**EXERCISE DESCRIPTION**
Output the full listing below exactly, without the pictures.

____________________

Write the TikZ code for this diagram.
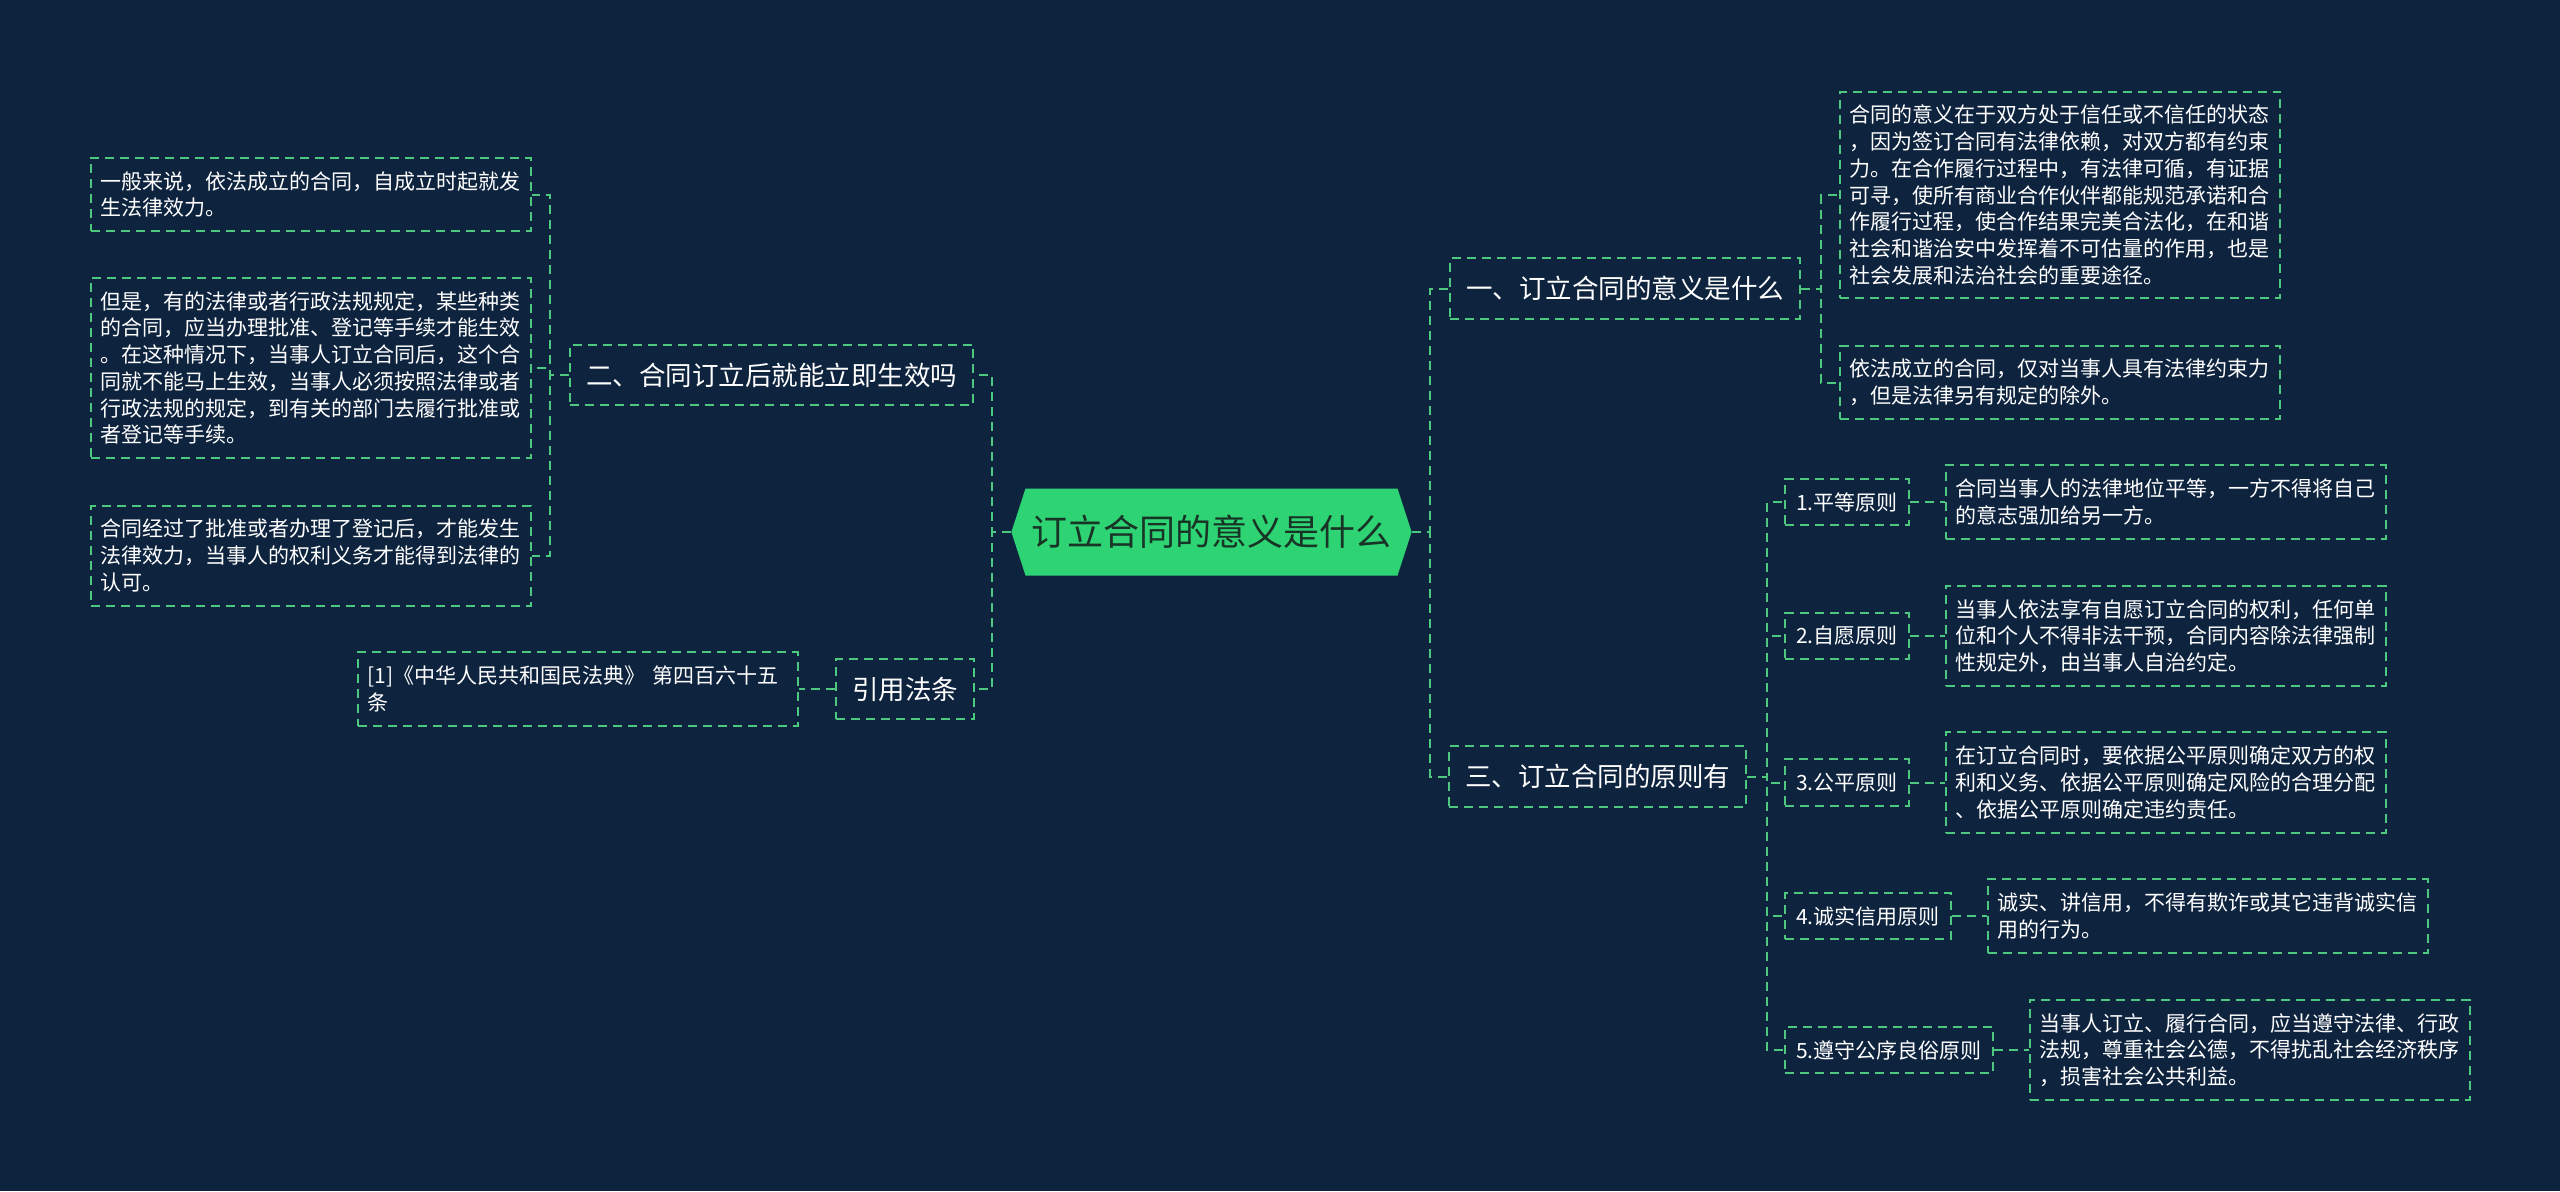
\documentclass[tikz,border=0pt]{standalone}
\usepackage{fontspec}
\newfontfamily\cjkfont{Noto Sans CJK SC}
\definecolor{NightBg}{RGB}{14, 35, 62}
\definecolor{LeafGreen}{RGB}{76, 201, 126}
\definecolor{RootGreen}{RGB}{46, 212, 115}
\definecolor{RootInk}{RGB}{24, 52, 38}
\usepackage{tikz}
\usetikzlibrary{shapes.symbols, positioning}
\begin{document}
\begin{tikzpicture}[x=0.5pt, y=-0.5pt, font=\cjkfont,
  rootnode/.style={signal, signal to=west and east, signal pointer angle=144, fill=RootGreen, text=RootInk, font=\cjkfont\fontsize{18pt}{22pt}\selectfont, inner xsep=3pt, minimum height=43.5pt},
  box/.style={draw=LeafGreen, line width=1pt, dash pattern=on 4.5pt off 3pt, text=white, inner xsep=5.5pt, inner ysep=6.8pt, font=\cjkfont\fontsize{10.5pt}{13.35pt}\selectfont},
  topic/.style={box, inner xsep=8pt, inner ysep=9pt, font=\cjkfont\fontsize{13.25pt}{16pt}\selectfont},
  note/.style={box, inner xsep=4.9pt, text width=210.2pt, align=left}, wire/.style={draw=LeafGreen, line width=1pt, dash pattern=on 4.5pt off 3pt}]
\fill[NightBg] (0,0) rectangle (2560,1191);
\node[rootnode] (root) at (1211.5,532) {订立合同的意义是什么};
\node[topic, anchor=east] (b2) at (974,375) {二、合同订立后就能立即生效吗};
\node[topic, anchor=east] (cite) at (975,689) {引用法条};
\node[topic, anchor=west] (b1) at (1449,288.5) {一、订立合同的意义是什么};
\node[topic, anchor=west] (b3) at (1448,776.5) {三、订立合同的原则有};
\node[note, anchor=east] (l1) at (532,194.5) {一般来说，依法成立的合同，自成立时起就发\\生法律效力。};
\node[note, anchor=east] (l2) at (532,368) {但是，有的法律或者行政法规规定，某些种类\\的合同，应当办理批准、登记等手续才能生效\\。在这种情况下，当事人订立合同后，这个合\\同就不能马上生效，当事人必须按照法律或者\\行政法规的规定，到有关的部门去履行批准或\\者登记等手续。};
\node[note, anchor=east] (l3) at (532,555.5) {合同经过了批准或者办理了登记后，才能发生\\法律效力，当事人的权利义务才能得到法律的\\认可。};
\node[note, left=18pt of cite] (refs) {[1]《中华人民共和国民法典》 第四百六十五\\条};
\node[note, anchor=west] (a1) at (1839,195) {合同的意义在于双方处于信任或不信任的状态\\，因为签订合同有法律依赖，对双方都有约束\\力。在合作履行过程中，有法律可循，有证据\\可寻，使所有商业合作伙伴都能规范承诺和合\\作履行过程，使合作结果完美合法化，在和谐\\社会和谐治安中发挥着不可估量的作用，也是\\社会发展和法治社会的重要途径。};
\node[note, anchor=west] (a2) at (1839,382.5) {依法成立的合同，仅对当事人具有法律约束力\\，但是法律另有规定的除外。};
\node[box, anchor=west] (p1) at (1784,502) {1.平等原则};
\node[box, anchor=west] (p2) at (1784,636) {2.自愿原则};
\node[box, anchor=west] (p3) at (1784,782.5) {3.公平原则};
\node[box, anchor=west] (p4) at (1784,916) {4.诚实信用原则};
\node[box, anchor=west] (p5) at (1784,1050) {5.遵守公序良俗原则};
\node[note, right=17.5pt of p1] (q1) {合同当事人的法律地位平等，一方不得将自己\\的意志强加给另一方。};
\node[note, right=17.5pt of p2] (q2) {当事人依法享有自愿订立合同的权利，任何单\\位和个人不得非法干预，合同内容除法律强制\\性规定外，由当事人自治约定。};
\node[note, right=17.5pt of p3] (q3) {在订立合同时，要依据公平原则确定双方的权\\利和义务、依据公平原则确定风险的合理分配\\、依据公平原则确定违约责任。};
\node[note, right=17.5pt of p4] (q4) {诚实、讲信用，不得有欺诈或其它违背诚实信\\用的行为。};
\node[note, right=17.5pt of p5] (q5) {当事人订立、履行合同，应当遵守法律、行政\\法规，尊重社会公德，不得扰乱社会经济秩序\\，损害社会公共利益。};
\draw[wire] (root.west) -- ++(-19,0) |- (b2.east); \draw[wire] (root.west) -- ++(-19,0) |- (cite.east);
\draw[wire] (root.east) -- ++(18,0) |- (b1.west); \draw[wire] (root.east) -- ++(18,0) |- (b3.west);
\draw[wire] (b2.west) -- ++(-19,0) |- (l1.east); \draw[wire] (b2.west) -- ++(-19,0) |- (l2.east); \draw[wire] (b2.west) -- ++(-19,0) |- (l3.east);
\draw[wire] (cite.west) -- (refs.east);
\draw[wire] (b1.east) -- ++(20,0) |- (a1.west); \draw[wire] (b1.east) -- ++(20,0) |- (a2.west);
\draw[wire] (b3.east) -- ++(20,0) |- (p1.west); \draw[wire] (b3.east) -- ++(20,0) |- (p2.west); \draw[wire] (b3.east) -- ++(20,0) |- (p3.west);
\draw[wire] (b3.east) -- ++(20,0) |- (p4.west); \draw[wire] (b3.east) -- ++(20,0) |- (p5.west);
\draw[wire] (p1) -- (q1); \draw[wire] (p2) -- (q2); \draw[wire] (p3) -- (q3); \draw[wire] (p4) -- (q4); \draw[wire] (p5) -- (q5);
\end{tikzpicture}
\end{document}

____________________

**ANSWER FOR THIS EXERCISE**
Write the TikZ code for this diagram.
\documentclass[tikz,border=0pt]{standalone}
\usepackage{fontspec}
\newfontfamily\cjkfont{Noto Sans CJK SC}
\definecolor{NightBg}{RGB}{14, 35, 62}
\definecolor{LeafGreen}{RGB}{76, 201, 126}
\definecolor{RootGreen}{RGB}{46, 212, 115}
\definecolor{RootInk}{RGB}{24, 52, 38}
\usepackage{tikz}
\usetikzlibrary{shapes.symbols, positioning}
\begin{document}
\begin{tikzpicture}[x=0.5pt, y=-0.5pt, font=\cjkfont,
  rootnode/.style={signal, signal to=west and east, signal pointer angle=144, fill=RootGreen, text=RootInk, font=\cjkfont\fontsize{18pt}{22pt}\selectfont, inner xsep=3pt, minimum height=43.5pt},
  box/.style={draw=LeafGreen, line width=1pt, dash pattern=on 4.5pt off 3pt, text=white, inner xsep=5.5pt, inner ysep=6.8pt, font=\cjkfont\fontsize{10.5pt}{13.35pt}\selectfont},
  topic/.style={box, inner xsep=8pt, inner ysep=9pt, font=\cjkfont\fontsize{13.25pt}{16pt}\selectfont},
  note/.style={box, inner xsep=4.9pt, text width=210.2pt, align=left}, wire/.style={draw=LeafGreen, line width=1pt, dash pattern=on 4.5pt off 3pt}]
\fill[NightBg] (0,0) rectangle (2560,1191);
\node[rootnode] (root) at (1211.5,532) {订立合同的意义是什么};
\node[topic, anchor=east] (b2) at (974,375) {二、合同订立后就能立即生效吗};
\node[topic, anchor=east] (cite) at (975,689) {引用法条};
\node[topic, anchor=west] (b1) at (1449,288.5) {一、订立合同的意义是什么};
\node[topic, anchor=west] (b3) at (1448,776.5) {三、订立合同的原则有};
\node[note, anchor=east] (l1) at (532,194.5) {一般来说，依法成立的合同，自成立时起就发\\生法律效力。};
\node[note, anchor=east] (l2) at (532,368) {但是，有的法律或者行政法规规定，某些种类\\的合同，应当办理批准、登记等手续才能生效\\。在这种情况下，当事人订立合同后，这个合\\同就不能马上生效，当事人必须按照法律或者\\行政法规的规定，到有关的部门去履行批准或\\者登记等手续。};
\node[note, anchor=east] (l3) at (532,555.5) {合同经过了批准或者办理了登记后，才能发生\\法律效力，当事人的权利义务才能得到法律的\\认可。};
\node[note, left=18pt of cite] (refs) {[1]《中华人民共和国民法典》 第四百六十五\\条};
\node[note, anchor=west] (a1) at (1839,195) {合同的意义在于双方处于信任或不信任的状态\\，因为签订合同有法律依赖，对双方都有约束\\力。在合作履行过程中，有法律可循，有证据\\可寻，使所有商业合作伙伴都能规范承诺和合\\作履行过程，使合作结果完美合法化，在和谐\\社会和谐治安中发挥着不可估量的作用，也是\\社会发展和法治社会的重要途径。};
\node[note, anchor=west] (a2) at (1839,382.5) {依法成立的合同，仅对当事人具有法律约束力\\，但是法律另有规定的除外。};
\node[box, anchor=west] (p1) at (1784,502) {1.平等原则};
\node[box, anchor=west] (p2) at (1784,636) {2.自愿原则};
\node[box, anchor=west] (p3) at (1784,782.5) {3.公平原则};
\node[box, anchor=west] (p4) at (1784,916) {4.诚实信用原则};
\node[box, anchor=west] (p5) at (1784,1050) {5.遵守公序良俗原则};
\node[note, right=17.5pt of p1] (q1) {合同当事人的法律地位平等，一方不得将自己\\的意志强加给另一方。};
\node[note, right=17.5pt of p2] (q2) {当事人依法享有自愿订立合同的权利，任何单\\位和个人不得非法干预，合同内容除法律强制\\性规定外，由当事人自治约定。};
\node[note, right=17.5pt of p3] (q3) {在订立合同时，要依据公平原则确定双方的权\\利和义务、依据公平原则确定风险的合理分配\\、依据公平原则确定违约责任。};
\node[note, right=17.5pt of p4] (q4) {诚实、讲信用，不得有欺诈或其它违背诚实信\\用的行为。};
\node[note, right=17.5pt of p5] (q5) {当事人订立、履行合同，应当遵守法律、行政\\法规，尊重社会公德，不得扰乱社会经济秩序\\，损害社会公共利益。};
\draw[wire] (root.west) -- ++(-19,0) |- (b2.east); \draw[wire] (root.west) -- ++(-19,0) |- (cite.east);
\draw[wire] (root.east) -- ++(18,0) |- (b1.west); \draw[wire] (root.east) -- ++(18,0) |- (b3.west);
\draw[wire] (b2.west) -- ++(-19,0) |- (l1.east); \draw[wire] (b2.west) -- ++(-19,0) |- (l2.east); \draw[wire] (b2.west) -- ++(-19,0) |- (l3.east);
\draw[wire] (cite.west) -- (refs.east);
\draw[wire] (b1.east) -- ++(20,0) |- (a1.west); \draw[wire] (b1.east) -- ++(20,0) |- (a2.west);
\draw[wire] (b3.east) -- ++(20,0) |- (p1.west); \draw[wire] (b3.east) -- ++(20,0) |- (p2.west); \draw[wire] (b3.east) -- ++(20,0) |- (p3.west);
\draw[wire] (b3.east) -- ++(20,0) |- (p4.west); \draw[wire] (b3.east) -- ++(20,0) |- (p5.west);
\draw[wire] (p1) -- (q1); \draw[wire] (p2) -- (q2); \draw[wire] (p3) -- (q3); \draw[wire] (p4) -- (q4); \draw[wire] (p5) -- (q5);
\end{tikzpicture}
\end{document}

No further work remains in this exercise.